My son yelled "8.3 earthquake . . .run!" and they thundered past on their scooters, rumbling across the deck and then across the newly mown yard to the sandbox. That move caught my attention, and the awareness of our robin family. The parents flew madly - one from the nest in our window down to the pine tree to observe our chaos - and one from the fencepost to the nest to feed the growing brood. I paused in my reading to watch the little birdie necks and beaks crane toward their mom or dad. Their chirping reached me even through the thunder and the roars of the children. I felt sympathy for the busy parents.

We've had a great deal of fun watching the robin family over the past few weeks. Now that the babies are hatched and eating well, the parents are forever flying into the nest with food. Every night as we go to read bedtime stories in our room, the kids and I stop by the window to see if the mom or dad is still there. The dad (we think) is the bigger bird, whose puffed-up feathers and aggressive stance warn us to stay away. The gleam in his eye gives definition to the word 'baleful.' We are often glad that the flimsy screen protects us from his wrath; I have seen him chase and attack a squirrel all the way around the yard when the squirrel came too close to the nest.

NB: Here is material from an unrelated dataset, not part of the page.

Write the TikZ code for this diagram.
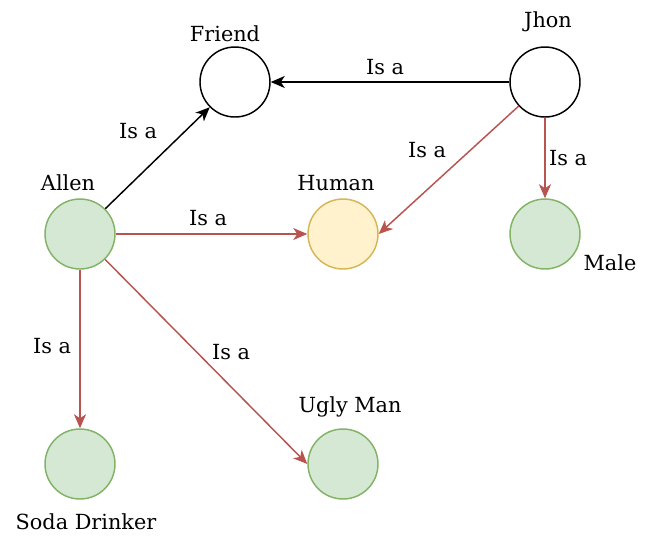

It was a perfect fifteen minutes in a summer's day. Soon after my blissful moments of peace followed a round of fighting and arguments over a bucket of spilled golf balls, which apparently impeded play beyond all remedy. Moments of perfection are few, but I hold them in my memory against all comers. I have high hopes that the robin parents will triumph along with Rob and myself as we celebrate the crazy - rarely lazy - days of summer.